While I'll admit that not everyone shares my love for the square I think that Hasselblad dropped the ball on a good opportunity to differentiate this camera--- and by extension, their brand --- by not having the camera use a square format sensor. But the major failing is their inability to read the current market. One of the reasons Sony has seen significant growth in their A7xx series sales is the fact that by going digital and reducing the space between the lens mount and the sensor, they created, essentially, an open architecture that allows users to try just about any interchangeable lens on the market. Why does this work? Because there is a shutter in the A7xx body. The new Hasselblad system, based around the X1D, is designed with shutters in each lens and not in the actual body. You might be able to source an adapter sometime in the near future but if you put lenses on from other systems there is no shutter with which to actually take a photograph!!!!!

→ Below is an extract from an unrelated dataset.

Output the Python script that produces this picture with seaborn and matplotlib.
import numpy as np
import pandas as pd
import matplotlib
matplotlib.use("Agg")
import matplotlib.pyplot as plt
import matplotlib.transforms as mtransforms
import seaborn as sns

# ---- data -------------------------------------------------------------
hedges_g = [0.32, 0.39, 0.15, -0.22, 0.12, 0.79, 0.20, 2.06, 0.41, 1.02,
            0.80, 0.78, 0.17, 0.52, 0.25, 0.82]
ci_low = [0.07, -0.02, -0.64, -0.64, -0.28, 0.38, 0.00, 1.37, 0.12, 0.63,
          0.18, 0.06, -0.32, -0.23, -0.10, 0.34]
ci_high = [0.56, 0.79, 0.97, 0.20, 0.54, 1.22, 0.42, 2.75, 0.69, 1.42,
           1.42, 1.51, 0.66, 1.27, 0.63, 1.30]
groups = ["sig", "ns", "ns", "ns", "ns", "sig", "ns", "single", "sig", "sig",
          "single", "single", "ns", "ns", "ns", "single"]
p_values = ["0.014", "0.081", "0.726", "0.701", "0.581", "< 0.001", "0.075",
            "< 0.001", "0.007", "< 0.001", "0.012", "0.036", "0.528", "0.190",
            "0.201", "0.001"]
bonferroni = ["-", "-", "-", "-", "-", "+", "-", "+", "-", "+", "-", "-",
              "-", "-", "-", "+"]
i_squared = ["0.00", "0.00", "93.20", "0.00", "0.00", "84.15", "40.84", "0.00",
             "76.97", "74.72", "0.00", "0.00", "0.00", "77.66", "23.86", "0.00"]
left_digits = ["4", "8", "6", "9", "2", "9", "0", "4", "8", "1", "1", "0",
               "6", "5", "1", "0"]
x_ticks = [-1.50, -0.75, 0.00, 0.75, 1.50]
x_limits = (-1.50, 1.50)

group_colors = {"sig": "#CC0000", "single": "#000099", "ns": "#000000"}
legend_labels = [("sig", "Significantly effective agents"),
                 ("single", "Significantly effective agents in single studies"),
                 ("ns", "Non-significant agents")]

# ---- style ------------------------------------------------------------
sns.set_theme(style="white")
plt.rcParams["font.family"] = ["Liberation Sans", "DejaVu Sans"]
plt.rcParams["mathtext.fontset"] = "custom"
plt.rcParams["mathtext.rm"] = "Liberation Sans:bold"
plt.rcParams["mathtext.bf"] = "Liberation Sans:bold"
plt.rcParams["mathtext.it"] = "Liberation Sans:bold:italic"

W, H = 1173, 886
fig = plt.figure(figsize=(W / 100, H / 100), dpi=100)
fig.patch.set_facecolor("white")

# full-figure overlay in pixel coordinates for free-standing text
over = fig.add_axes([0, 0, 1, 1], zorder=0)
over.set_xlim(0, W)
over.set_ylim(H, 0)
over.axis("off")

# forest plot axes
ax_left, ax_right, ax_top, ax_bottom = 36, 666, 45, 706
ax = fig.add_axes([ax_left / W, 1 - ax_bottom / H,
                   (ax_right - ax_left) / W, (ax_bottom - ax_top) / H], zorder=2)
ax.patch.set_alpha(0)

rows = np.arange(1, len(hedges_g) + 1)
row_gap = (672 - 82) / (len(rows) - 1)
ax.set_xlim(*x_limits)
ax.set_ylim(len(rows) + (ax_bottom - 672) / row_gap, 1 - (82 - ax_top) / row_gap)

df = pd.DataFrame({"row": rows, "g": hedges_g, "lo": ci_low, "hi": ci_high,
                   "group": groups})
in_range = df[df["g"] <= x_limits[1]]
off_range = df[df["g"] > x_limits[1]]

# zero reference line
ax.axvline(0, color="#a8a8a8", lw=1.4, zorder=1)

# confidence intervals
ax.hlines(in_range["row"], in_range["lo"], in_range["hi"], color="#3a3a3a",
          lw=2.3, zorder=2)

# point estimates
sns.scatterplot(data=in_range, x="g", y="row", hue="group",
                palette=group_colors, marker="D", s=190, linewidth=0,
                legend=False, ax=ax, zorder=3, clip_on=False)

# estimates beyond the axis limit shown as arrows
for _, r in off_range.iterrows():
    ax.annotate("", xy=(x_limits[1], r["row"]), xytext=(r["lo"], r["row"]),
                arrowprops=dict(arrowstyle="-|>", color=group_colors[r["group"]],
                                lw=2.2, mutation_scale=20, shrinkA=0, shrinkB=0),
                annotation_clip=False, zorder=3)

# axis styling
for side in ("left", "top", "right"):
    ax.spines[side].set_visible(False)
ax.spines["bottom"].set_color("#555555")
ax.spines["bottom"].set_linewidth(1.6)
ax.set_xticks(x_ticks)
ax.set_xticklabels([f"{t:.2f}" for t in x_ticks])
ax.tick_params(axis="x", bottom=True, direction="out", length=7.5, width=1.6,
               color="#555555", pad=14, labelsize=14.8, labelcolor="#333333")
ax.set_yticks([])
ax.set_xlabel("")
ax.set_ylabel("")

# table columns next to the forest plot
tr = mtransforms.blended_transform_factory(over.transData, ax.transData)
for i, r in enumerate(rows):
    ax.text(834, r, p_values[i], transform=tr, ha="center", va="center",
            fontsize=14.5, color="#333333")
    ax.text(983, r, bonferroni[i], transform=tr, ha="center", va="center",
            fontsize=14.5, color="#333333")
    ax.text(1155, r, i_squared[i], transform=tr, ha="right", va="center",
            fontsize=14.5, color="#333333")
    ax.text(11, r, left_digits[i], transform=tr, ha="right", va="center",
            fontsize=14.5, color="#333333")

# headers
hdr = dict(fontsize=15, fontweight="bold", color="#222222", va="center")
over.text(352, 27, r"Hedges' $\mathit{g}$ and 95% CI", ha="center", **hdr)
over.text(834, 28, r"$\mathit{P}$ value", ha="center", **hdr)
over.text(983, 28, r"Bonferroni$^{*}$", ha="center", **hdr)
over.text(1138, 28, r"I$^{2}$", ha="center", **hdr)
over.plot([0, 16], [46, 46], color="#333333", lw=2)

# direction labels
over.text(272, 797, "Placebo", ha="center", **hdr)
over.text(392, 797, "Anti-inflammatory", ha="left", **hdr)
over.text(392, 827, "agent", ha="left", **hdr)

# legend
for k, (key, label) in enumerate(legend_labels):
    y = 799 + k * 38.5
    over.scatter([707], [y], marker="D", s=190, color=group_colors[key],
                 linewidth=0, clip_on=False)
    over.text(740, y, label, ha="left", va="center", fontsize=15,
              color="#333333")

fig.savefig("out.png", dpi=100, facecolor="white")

For around $14,000 you get a system that locks you into using either the large and expensive H series lenses or the two new (slow) X1D lenses that were announced with the camera. The sensor in the camera may have twice the surface area as the familiar 35mm camera sensors but in terms of linear differences it amounts to barely more than a single digit percentage increase. In comparing the sensors in the Sony A7R2 and the X1D it's just a difference of approximately 7900 pixels (Sony) versus 8200 pixels (H-Blad). It's certainly not enough to make any difference at all in normal print sizes. And there's no matching portrait lens to boot.
Continuing with the comparisons the Sony and the H-Blad have the same EVF resolution numbers and while the H-Blad specs show a hopeful 14 stops of DR the Sony is already in that ballpark, according to DXO. I wouldn't be surprised to find out that Sony makes the sensor (and maybe even the engine under the skin...). The appeal is limited by Hasselblad's limited vision of what consumers really, really want and what professionals really, really need.
It's a cute little system that's out of the budgets of most amateurs while being too limited (lens selection) to suit most professionals. And, from my personal perspective, $14,000 in 2016 should buy you 4K video performance. The camera is limited there too. Ah well, it was never aimed at me...It's not square enough.